VFX artist and developer here, who's deep into this stuff, and it is really not there. It's an island of itself, barely controllable and barely usable with other media. They are just now getting around to generating alpha channels, with virtual none of the existing pipelines for any AI video or image generation tools to even incorporate and work with alpha channels. This is just one of several hundred aspects of incompatibility. It really seriously appears as of no one at any of the AI video generation research teams has any professional media production experience, or even bothered too look at existing media production data standards, and what they are making tool-wise is incompatible in every possible respect.
"It really seriously appears as of no one at any of the AI video generation research teams has any professional media production experience, or even bothered too look at existing media production data standards,"
I had to chuckle at this. Because the arrogance of OAI et al will finally get them in the end when these projects continue to be negative NPV.
Honest q - do you think these things will make a big difference if these videos can be made in 15 minutes for $20 or whatever?
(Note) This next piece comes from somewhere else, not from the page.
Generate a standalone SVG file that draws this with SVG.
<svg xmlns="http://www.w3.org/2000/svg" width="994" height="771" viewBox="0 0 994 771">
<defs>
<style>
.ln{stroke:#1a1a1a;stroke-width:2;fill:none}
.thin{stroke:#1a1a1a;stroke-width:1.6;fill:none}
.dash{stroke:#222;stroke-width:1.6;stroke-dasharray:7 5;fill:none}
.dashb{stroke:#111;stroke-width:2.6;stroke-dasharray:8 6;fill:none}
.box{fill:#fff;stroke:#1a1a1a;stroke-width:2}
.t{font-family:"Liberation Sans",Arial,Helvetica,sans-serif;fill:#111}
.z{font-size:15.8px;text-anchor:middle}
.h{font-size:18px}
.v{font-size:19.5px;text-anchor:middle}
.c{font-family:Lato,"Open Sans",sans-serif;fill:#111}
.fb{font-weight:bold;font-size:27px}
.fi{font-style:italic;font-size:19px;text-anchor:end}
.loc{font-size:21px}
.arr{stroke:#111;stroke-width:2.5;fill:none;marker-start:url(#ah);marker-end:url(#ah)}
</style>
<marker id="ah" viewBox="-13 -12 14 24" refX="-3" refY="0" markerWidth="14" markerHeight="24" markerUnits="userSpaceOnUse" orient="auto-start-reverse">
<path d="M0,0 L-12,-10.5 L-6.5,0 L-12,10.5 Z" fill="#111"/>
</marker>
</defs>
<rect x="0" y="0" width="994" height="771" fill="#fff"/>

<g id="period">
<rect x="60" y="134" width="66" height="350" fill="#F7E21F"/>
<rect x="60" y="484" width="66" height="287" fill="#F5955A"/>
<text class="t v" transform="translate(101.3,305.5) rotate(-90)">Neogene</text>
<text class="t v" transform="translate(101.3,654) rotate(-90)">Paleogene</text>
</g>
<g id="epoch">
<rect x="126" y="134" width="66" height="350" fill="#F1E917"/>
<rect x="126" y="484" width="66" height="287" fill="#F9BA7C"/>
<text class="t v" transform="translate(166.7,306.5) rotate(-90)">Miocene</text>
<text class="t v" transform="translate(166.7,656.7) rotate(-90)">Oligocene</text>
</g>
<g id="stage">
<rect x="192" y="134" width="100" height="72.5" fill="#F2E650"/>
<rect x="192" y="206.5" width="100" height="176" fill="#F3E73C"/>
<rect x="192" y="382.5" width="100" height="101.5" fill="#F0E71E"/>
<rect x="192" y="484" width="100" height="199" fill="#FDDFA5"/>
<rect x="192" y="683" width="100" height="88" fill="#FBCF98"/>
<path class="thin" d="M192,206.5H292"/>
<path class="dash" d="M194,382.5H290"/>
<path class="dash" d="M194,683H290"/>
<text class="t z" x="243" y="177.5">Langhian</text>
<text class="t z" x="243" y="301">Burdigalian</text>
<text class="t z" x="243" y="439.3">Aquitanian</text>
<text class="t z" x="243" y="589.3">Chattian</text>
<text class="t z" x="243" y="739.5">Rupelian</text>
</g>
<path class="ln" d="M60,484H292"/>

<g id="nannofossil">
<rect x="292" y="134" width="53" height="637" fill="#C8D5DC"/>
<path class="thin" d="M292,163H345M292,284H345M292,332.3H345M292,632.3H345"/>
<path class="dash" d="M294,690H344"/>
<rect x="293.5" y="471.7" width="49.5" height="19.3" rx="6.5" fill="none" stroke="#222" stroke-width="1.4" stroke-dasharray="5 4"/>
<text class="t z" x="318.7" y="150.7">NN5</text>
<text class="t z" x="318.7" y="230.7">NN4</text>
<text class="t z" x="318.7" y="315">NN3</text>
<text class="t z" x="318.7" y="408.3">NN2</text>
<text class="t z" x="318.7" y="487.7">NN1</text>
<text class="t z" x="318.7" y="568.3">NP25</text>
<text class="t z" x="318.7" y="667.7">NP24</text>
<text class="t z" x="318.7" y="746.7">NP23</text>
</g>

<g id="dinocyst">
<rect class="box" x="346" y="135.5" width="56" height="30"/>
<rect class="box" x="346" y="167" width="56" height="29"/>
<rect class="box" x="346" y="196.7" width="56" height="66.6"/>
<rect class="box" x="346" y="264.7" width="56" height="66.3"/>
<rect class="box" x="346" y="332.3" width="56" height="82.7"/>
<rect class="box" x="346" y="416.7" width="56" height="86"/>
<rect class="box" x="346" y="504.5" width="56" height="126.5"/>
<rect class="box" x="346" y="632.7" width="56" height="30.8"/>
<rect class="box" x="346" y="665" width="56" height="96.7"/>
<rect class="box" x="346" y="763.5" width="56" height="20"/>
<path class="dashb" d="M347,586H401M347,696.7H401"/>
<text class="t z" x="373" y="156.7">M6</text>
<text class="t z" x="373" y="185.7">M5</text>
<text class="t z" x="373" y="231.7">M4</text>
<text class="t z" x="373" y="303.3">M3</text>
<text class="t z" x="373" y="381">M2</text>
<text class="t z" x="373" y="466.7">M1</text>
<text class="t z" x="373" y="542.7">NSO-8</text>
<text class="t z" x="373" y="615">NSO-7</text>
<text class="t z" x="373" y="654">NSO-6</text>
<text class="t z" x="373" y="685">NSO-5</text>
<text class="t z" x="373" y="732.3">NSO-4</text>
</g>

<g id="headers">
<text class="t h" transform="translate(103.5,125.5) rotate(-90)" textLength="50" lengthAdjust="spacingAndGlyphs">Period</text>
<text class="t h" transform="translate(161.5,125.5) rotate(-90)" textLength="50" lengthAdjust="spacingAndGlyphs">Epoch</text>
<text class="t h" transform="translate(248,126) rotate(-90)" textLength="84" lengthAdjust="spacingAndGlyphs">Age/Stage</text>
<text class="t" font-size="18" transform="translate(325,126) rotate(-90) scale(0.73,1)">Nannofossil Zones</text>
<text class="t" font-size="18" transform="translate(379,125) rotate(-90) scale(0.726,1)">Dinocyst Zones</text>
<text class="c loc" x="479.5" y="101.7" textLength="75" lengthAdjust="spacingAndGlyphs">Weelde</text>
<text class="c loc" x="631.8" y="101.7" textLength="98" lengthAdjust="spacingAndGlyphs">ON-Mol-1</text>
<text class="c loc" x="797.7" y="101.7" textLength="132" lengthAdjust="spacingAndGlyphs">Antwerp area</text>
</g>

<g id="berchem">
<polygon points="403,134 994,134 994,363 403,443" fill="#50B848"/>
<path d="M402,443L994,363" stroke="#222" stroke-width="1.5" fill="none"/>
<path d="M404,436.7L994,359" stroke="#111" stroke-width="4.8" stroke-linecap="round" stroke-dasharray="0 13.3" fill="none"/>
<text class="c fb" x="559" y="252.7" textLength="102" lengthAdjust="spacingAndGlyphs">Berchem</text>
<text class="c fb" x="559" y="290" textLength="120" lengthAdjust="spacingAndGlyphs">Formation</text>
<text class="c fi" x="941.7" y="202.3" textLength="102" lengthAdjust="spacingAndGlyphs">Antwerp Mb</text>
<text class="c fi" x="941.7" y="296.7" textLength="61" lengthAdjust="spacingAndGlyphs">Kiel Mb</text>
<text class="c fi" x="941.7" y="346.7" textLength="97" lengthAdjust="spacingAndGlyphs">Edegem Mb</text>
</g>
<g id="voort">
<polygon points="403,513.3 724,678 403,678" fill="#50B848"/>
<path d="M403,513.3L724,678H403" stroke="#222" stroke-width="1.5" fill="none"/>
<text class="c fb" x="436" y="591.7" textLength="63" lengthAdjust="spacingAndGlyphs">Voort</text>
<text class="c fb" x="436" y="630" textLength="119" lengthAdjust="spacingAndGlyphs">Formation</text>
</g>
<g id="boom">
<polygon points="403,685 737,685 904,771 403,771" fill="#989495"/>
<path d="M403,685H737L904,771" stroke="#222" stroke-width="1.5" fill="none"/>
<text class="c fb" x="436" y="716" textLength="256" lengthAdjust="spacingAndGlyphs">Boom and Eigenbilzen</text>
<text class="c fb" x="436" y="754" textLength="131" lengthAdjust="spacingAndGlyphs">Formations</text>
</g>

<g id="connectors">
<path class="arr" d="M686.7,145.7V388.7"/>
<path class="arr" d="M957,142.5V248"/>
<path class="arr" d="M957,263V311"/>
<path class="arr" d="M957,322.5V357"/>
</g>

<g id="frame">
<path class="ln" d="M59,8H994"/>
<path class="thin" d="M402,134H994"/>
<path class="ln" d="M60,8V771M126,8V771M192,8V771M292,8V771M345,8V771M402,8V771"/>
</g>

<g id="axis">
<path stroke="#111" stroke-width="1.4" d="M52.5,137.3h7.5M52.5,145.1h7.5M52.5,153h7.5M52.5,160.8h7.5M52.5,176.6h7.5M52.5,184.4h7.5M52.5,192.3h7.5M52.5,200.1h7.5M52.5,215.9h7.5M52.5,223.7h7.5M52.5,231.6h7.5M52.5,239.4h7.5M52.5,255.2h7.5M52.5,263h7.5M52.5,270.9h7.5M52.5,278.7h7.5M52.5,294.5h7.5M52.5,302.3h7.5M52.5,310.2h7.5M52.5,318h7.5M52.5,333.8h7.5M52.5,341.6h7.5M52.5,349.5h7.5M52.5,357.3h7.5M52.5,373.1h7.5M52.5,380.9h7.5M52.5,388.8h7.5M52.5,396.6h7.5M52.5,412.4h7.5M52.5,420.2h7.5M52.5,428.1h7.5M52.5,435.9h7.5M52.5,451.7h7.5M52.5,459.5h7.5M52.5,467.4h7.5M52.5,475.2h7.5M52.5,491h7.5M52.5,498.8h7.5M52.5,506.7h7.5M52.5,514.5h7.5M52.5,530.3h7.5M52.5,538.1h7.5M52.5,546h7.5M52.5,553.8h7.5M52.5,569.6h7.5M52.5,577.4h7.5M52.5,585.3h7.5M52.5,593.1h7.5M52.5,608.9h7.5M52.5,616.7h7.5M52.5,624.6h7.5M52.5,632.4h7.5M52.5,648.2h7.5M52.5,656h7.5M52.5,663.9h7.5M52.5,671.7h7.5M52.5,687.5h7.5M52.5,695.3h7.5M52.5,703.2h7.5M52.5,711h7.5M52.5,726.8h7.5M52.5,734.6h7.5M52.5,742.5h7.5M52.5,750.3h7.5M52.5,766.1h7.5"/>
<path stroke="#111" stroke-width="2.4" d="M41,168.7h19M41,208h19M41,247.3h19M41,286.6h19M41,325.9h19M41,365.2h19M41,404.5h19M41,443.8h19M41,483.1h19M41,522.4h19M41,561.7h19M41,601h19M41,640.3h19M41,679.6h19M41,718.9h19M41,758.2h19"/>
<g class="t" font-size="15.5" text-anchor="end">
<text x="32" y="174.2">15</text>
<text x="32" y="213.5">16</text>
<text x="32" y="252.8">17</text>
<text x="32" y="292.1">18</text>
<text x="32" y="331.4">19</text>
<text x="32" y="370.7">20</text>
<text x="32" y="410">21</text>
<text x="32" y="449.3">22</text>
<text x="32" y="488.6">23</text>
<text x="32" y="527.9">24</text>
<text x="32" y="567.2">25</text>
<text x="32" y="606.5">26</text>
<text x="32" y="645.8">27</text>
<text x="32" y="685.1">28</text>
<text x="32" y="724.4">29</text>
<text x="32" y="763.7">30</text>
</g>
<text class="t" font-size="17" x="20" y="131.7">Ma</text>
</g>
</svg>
Won’t the industry change to adopt that massive price cut/productivity gain?
The cost is and will be more than that, the time will be more, and I really think people are underestimating the time it takes to create good stories. Sure, there will be online locations to make short form video of all kinds. People have had video cameras in their pockets for a very long time and being hobby film makers are not really popular. The AI video sites now are 95% people fascinated with the ability to make video at all, and after a bit their interest dies because to actually make anything that requires real work even with AI helping left and right. Consistency is a harsh mistress; and AI video is only good with it for a short duration. So any narrative that makes a story worth watching, it's not AI slop, will continue to require humans and human creativity - for the consistency that gives a story the integrity that makes it worth watching. At least for audiences that care. No doubt, there are commercial forces working to develop audiences that like and prefer AI slop.
Do you even see a path from the current AI systems to something that has that near-total control over every detail that is required for high quality VFX work?
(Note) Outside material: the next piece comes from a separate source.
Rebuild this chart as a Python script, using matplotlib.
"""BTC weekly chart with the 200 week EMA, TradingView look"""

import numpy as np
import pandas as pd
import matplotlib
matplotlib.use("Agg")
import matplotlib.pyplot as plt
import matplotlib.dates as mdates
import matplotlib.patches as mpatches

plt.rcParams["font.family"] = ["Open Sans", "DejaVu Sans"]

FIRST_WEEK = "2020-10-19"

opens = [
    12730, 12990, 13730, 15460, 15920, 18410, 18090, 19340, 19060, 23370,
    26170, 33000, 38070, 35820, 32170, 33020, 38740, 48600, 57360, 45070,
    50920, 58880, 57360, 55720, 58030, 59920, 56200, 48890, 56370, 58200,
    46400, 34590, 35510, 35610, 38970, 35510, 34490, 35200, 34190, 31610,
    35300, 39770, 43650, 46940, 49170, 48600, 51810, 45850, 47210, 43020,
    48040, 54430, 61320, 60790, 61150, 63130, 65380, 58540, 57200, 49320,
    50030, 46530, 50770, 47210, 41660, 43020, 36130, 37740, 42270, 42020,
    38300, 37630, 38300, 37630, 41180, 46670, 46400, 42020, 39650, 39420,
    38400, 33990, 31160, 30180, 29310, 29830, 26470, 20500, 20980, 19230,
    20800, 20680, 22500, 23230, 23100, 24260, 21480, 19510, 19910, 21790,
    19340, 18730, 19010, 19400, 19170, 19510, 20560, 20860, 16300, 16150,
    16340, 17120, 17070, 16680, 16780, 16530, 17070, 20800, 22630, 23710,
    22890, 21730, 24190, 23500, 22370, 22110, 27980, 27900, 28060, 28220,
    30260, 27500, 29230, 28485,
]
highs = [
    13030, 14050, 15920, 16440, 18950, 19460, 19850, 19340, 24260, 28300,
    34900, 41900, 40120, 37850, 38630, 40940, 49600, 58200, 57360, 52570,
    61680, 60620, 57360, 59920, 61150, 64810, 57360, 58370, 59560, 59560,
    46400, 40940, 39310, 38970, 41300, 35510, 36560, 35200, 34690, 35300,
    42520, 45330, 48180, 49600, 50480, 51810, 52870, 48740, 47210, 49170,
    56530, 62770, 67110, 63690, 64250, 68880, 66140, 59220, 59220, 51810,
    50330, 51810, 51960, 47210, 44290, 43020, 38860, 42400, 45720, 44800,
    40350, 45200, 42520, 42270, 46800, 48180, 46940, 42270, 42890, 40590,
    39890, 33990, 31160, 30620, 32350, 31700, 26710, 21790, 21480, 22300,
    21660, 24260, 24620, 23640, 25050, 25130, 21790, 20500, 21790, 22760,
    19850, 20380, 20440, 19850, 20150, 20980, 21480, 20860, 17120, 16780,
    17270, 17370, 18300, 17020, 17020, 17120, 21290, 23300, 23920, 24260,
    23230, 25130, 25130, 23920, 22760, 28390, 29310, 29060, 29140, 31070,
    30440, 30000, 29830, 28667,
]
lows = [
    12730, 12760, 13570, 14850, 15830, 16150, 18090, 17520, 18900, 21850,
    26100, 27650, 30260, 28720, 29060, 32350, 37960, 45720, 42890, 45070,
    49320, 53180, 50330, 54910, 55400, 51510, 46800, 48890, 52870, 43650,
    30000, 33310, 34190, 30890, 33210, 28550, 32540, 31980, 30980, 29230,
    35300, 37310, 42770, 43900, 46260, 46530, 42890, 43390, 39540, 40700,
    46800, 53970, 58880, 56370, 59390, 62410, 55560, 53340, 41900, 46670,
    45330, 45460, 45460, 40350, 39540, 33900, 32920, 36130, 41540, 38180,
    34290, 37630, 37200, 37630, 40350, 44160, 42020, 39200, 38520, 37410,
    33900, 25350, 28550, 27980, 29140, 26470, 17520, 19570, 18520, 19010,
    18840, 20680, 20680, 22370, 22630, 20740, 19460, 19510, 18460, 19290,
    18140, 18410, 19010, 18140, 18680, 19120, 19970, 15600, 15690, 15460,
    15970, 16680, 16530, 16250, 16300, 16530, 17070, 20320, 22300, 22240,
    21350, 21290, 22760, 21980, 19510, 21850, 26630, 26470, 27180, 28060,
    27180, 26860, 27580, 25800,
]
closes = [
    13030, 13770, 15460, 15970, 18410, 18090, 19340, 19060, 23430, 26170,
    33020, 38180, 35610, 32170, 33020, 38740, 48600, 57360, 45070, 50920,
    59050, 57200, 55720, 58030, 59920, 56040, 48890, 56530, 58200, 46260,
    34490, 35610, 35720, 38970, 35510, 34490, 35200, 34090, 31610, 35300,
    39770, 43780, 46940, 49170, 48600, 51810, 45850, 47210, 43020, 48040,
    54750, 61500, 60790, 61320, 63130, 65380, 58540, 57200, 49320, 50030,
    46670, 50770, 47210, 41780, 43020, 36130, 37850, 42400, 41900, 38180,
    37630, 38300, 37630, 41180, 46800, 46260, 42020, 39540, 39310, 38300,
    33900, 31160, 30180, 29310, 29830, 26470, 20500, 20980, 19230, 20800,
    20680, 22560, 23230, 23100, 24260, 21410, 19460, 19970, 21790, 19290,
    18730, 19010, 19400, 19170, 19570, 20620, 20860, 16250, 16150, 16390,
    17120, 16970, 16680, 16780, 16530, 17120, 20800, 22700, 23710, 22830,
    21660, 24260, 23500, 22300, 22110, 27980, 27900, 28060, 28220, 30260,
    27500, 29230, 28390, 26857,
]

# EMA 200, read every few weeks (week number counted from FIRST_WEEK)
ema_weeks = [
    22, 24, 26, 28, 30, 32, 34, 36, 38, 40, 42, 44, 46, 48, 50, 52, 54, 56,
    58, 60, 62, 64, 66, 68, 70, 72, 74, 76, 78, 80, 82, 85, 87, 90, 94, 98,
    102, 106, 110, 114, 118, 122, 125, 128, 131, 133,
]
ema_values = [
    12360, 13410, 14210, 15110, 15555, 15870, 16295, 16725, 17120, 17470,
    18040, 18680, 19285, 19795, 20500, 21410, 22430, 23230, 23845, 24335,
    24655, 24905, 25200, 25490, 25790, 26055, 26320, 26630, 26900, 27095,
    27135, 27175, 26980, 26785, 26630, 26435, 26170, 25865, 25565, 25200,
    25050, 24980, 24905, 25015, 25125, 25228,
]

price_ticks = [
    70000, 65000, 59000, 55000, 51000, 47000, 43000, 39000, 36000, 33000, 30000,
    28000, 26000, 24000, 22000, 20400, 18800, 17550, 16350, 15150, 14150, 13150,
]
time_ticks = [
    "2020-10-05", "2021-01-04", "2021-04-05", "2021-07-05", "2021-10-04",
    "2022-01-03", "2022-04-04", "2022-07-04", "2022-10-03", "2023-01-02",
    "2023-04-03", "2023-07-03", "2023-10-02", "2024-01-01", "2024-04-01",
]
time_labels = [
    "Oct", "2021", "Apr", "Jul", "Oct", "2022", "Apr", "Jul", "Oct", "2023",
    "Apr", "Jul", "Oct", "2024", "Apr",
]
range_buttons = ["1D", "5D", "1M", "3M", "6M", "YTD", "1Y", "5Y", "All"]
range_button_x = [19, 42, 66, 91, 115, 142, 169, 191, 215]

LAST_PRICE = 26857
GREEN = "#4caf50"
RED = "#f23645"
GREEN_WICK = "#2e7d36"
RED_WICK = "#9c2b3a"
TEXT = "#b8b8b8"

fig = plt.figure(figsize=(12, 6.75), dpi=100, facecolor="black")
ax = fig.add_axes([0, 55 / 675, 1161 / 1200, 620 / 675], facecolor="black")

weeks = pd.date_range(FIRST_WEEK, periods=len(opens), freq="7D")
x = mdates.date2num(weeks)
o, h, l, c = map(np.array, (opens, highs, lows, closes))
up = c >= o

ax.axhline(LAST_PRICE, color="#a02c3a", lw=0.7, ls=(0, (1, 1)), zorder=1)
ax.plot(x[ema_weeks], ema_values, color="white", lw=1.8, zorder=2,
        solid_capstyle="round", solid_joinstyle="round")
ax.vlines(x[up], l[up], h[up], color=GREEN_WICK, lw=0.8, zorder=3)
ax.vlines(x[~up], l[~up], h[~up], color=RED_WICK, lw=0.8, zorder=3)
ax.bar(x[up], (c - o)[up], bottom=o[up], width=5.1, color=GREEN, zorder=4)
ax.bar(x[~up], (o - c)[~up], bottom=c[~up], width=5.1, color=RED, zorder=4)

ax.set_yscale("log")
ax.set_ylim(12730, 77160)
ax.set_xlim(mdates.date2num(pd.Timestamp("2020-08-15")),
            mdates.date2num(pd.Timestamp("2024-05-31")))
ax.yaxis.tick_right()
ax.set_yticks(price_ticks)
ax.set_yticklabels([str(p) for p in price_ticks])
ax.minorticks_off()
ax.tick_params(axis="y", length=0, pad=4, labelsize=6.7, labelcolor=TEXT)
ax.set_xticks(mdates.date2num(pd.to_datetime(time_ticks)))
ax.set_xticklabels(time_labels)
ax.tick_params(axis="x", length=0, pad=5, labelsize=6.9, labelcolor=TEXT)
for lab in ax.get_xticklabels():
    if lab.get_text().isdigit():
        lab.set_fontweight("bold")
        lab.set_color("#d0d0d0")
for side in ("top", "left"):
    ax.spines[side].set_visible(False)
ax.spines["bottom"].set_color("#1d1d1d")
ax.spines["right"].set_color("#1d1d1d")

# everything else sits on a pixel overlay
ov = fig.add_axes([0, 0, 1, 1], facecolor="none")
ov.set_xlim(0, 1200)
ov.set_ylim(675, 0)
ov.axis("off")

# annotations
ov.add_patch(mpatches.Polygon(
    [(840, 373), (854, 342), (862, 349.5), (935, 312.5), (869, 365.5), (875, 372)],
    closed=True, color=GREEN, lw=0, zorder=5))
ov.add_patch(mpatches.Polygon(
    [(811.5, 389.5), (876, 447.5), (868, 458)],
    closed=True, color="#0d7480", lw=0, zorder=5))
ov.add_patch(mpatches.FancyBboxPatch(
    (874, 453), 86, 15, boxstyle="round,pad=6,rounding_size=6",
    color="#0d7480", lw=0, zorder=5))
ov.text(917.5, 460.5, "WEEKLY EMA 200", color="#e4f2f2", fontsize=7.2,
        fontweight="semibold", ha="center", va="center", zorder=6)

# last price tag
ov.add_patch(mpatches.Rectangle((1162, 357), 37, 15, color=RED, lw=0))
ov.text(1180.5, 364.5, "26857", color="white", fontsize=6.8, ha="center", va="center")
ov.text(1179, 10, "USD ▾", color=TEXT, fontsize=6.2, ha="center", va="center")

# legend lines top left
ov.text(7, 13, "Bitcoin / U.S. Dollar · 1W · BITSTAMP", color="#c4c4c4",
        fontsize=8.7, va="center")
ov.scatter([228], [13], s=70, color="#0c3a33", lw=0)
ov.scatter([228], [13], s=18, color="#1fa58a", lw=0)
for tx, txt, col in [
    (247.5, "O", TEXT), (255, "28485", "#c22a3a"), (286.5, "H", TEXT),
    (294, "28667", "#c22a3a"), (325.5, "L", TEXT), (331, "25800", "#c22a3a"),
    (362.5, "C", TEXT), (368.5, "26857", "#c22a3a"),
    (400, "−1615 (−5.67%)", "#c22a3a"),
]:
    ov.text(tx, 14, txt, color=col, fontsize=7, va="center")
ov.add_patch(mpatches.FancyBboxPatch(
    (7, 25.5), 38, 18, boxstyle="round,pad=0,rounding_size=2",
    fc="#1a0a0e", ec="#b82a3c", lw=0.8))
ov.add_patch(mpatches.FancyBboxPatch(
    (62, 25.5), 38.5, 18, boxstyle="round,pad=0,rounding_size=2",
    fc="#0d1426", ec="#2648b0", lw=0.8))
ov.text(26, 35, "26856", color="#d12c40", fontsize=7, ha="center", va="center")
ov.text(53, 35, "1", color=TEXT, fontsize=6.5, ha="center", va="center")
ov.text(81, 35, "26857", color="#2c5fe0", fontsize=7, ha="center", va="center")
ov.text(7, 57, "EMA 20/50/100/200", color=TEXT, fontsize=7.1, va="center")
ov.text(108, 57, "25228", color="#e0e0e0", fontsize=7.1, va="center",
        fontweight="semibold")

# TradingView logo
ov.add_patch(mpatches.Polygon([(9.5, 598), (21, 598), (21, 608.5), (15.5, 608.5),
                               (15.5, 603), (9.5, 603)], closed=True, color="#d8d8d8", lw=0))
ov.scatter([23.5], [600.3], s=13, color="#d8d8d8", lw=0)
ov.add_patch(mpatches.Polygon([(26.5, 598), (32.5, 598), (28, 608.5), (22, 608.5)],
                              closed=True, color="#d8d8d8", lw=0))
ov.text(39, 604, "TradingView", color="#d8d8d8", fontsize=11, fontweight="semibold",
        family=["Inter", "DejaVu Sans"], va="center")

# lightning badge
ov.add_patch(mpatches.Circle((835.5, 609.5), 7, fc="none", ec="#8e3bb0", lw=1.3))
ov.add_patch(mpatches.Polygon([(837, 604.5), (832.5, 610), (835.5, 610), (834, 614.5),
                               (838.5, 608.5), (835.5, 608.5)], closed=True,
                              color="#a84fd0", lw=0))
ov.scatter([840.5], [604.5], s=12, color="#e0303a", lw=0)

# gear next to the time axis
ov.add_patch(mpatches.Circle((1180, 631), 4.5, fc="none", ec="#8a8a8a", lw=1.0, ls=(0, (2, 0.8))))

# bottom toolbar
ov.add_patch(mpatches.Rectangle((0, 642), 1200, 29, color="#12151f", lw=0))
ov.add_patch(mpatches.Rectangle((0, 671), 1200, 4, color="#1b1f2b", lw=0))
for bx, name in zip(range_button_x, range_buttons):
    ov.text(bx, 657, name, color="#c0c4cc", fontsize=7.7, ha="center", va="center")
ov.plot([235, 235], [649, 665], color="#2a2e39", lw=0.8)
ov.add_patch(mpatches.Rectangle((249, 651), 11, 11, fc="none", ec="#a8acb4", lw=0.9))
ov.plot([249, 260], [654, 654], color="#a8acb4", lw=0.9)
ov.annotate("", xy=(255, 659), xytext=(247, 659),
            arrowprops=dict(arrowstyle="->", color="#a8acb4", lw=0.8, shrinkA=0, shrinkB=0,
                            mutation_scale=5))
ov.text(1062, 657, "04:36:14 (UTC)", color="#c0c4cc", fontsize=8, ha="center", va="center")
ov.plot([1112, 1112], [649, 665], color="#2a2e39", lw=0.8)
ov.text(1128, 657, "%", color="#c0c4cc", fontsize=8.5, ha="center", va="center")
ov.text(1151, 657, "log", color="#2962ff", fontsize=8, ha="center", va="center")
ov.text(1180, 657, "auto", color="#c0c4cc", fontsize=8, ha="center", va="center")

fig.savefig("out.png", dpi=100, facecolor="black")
Yes. Adding alpha channels would be step one. Then perhaps incorporate the "element" concept that is basically any identifiable visual anything; which is what VFX uses as a composite-capable element. Then build a whole visual scene description prose that is what we give to a video AI, and that prose is high level language where necessary and element-wise specific where necessary. Base that scene description prose on the language used by film makers directly, just adopt their terminology, and then track the industry's jargon within the models. That way anyone working in media will auto-magically know how to control them.
We are at a point now where it is now how to write software that is the problem but how to describe to the software that is the problem. Video and film making is so generalized, AI needs more information. Typically that information comes from a director's and their team's consistency during production. AI has neither the information for consistency of imagery nor the narrative and the perspective of the narrative a human director and team bring. In time, AI will develop large enough contexts, but will the hardware to run that be affordable? There is a huge amount of context in both an entire script and the world view perspective a film crew brings to any script, and for that reason I think many of the traditional (VFX included) film roles are not going to suddenly disappear. AI video does not replace their consistency at their budget, hands down.
When AI video is able to be just a part of the skill set, for example when it is compatible with compositing, editing, and knows that terminology, AI video will be adopted more. Right now, it is designed as an all or nothing offering.